Privacy and Data Sensitivity: Reward functions and policy constraints increasingly encode privacy flags to retain sensitive computations local; further formalization is needed for privacy-cost-utility trade-offs (Zarei et al., 12 Nov 2025).
Timeliness and Fast Reconfiguration: While event-driven orchestration can mitigate churn, minimizing reconfiguration overhead and migration downtime is non-trivial for stringent real-time applications (Čilić et al., 2024).
Cross-Domain Generalization: Methodology extends to federated learning, hierarchical storage, microservice orchestration, and distributed AI training, demonstrating generality across domains (Liu et al., 2019, Cui et al., 2023).

7. Representative Use Cases and Applications

Validated use cases for hierarchical cloud-edge orchestration include:

IoT Sensor Analytics: Latency-sensitive processing at the edge/fog with cloud fallback for heavy analytics, enabling fast reaction and bandwidth savings (Pizzolli et al., 2018).
Federated Learning: Hierarchical aggregation architecture (client-edge-cloud) reduces training time and energy without sacrificing convergence or accuracy, particularly when tuned for non-IID data splits across tiers (Liu et al., 2019, Čilić et al., 2024).
Serverless Function Offloading: Dynamic load-based offloading achieves throughput and latency gains in bursty workloads while preserving scale-to-zero on the edge (Simion et al., 2024).
Edge AI Training: Hybrid parallelism and optimized DNN splitting lower training cycle times by exploiting all tiers’ compute and bandwidth capacity (Liu et al., 2020).

Hierarchical cloud-edge orchestration has matured into a foundational paradigm for distributed, latency-sensitive, and privacy-aware systems.
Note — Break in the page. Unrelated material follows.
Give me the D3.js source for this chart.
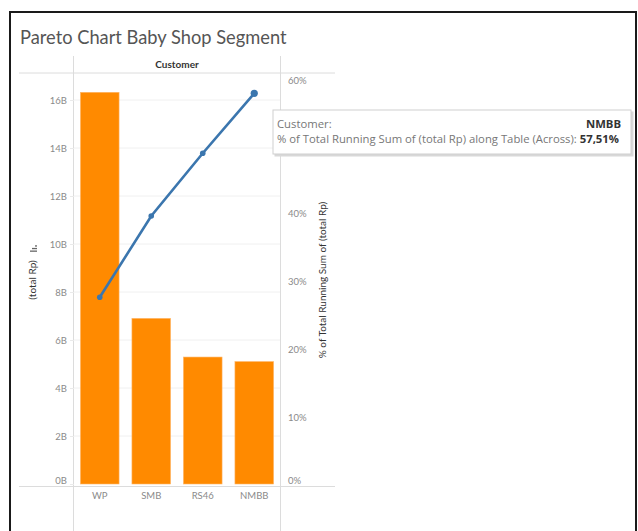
<!DOCTYPE html>
<html>
<head>
<meta charset="utf-8">
<script src="https://cdn.jsdelivr.net/npm/d3@7/dist/d3.min.js"></script>
<style>
  html, body { margin: 0; padding: 0; background: #fff; }
  svg { display: block; font-family: Lato, "Open Sans", sans-serif; }
</style>
</head>
<body>
<svg id="chart" width="638" height="531"></svg>
<script>
// Customers, ordered by total Rp (descending)
const customers = ["WP", "SMB", "RS46", "NMBB"];
// total Rp per customer, in billions
const totalRp = [16.32, 6.90, 5.29, 5.10];
// % of total running sum of (total Rp) along the table
const runningPct = [27.48, 39.45, 48.68, 57.51];
// axis ticks
const leftTicks = [0, 2, 4, 6, 8, 10, 12, 14, 16];
const rightTicks = [0, 10, 20, 30, 40, 60];

const svg = d3.select("#chart");

// outer frame
svg.append("rect")
  .attr("x", 10).attr("y", 12).attr("width", 626).attr("height", 530)
  .attr("fill", "none").attr("stroke", "#1a1a1a").attr("stroke-width", 2);

// title
svg.append("text")
  .attr("x", 20).attr("y", 44)
  .attr("font-size", 18.3).attr("fill", "#555")
  .text("Pareto Chart Baby Shop Segment");

const pane = { left: 74, right: 280, top: 73, bottom: 484 };

const x = d3.scaleBand().domain(customers)
  .range([pane.left, pane.right]).paddingInner(0.25).paddingOuter(0.125);
const yL = d3.scaleLinear().domain([0, 16]).range([484, 100]);
const yR = d3.scaleLinear().domain([0, 57.51]).range([484, 93.3]);

const rule = "#dcdcdc";

// header and structural rules
svg.append("line").attr("x1", 19).attr("x2", 335).attr("y1", 73).attr("y2", 73)
  .attr("stroke", rule);
svg.append("line").attr("x1", 19).attr("x2", 335).attr("y1", 486.5).attr("y2", 486.5)
  .attr("stroke", rule);
[pane.left - 0.5, pane.right + 0.5].forEach(v => {
  svg.append("line").attr("x1", v).attr("x2", v).attr("y1", 56).attr("y2", 531)
    .attr("stroke", rule);
});

svg.append("text")
  .attr("x", (pane.left + pane.right) / 2).attr("y", 68)
  .attr("text-anchor", "middle").attr("font-size", 10).attr("font-weight", 700)
  .attr("fill", "#333").text("Customer");

// gridlines
svg.append("g").selectAll("line").data(leftTicks.filter(d => d > 0)).join("line")
  .attr("x1", pane.left).attr("x2", pane.right)
  .attr("y1", d => yL(d)).attr("y2", d => yL(d))
  .attr("stroke", "#f0f0f0");

// left axis
const leftAxis = d3.axisLeft(yL).tickValues(leftTicks)
  .tickFormat(d => d + "B").tickSize(4).tickPadding(3);
const gL = svg.append("g").attr("transform", `translate(${pane.left},0)`).call(leftAxis);
gL.select(".domain").remove();
gL.selectAll(".tick line").attr("stroke", "#eaeaea");
gL.selectAll(".tick text").attr("fill", "#8a8a8a").attr("font-size", 9.5)
  .attr("font-family", "Lato, sans-serif")
  .attr("dy", d => d === 0 ? "-0.1em" : "0.32em");

// right axis
const rightAxis = d3.axisRight(yR).tickValues(rightTicks)
  .tickFormat(d => d + "%").tickSize(0).tickPadding(8);
const gR = svg.append("g").attr("transform", `translate(${pane.right},0)`).call(rightAxis);
gR.select(".domain").remove();
gR.selectAll(".tick text").attr("fill", "#8a8a8a").attr("font-size", 9.5)
  .attr("font-family", "Lato, sans-serif")
  .attr("dy", d => d === 0 ? "-0.1em" : (d === 60 ? "0.8em" : "0.45em"));

// axis titles
svg.append("text")
  .attr("transform", "translate(36,280) rotate(-90)")
  .attr("text-anchor", "middle").attr("font-size", 10).attr("fill", "#333")
  .text("(total Rp)");
// sort indicator (descending bars, turned with the title)
const sortIcon = svg.append("g").attr("fill", "#666");
[7, 5, 2].forEach((len, i) => {
  sortIcon.append("rect")
    .attr("x", 37 - len).attr("y", 250.5 - i * 2.6)
    .attr("width", len).attr("height", 1.3);
});
svg.append("text")
  .attr("transform", "translate(326,280) rotate(-90)")
  .attr("text-anchor", "middle").attr("font-size", 10).attr("fill", "#333")
  .text("% of Total Running Sum of (total Rp)");

// bars
svg.append("g").selectAll("rect").data(customers).join("rect")
  .attr("x", d => x(d)).attr("width", x.bandwidth())
  .attr("y", (d, i) => yL(totalRp[i]))
  .attr("height", (d, i) => yL(0) - yL(totalRp[i]))
  .attr("fill", "#ff8a00").attr("stroke", "#ffb566").attr("stroke-width", 0.6);

// category labels
svg.append("g").selectAll("text").data(customers).join("text")
  .attr("x", d => x(d) + x.bandwidth() / 2).attr("y", 499)
  .attr("text-anchor", "middle").attr("font-size", 9.5).attr("fill", "#8a8a8a")
  .text(d => d);

// running-sum line
const line = d3.line()
  .x((d, i) => x(customers[i]) + x.bandwidth() / 2)
  .y(d => yR(d));
svg.append("path").datum(runningPct)
  .attr("d", line).attr("fill", "none")
  .attr("stroke", "#3b76ae").attr("stroke-width", 2.6);
svg.append("g").selectAll("circle").data(runningPct).join("circle")
  .attr("cx", (d, i) => x(customers[i]) + x.bandwidth() / 2)
  .attr("cy", d => yR(d))
  .attr("r", (d, i) => i === runningPct.length - 1 ? 3.6 : 2.8)
  .attr("fill", "#3b76ae");

// tooltip for the last customer
const last = customers.length - 1;
const tip = svg.append("g").attr("transform", "translate(273,110)")
  .attr("font-family", "'Open Sans', sans-serif");
tip.append("rect").attr("x", 1.5).attr("y", 1.5).attr("width", 359).attr("height", 45)
  .attr("fill", "#d8d8d8");
tip.append("rect").attr("x", 0).attr("y", 0).attr("width", 358).attr("height", 44)
  .attr("fill", "#fff").attr("stroke", "#cfcfcf");
tip.append("text").attr("x", 4).attr("y", 18).attr("font-size", 11.3).attr("fill", "#777")
  .text("Customer:");
tip.append("text").attr("x", 348).attr("y", 18).attr("text-anchor", "end")
  .attr("font-size", 11.3).attr("font-weight", 700).attr("fill", "#333")
  .text(customers[last]);
const t2 = tip.append("text").attr("x", 4).attr("y", 33).attr("font-size", 11.3);
t2.append("tspan").attr("fill", "#777")
  .text("% of Total Running Sum of (total Rp) along Table (Across): ");
t2.append("tspan").attr("fill", "#333").attr("font-weight", 700)
  .text(runningPct[last].toFixed(2).replace(".", ",") + "%");
</script>
</body>
</html>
Through modular, multi-level policy design, integration with mainstream orchestration platforms, and rigorously analyzed learning-based algorithms, these frameworks provide elastic, adaptive, and scalable management of compute- and data-intensive workloads in heterogeneous infrastructure environments (Zarei et al., 12 Nov 2025, Pizzolli et al., 2018, Shen et al., 2023, Simion et al., 2024, Liu et al., 2019).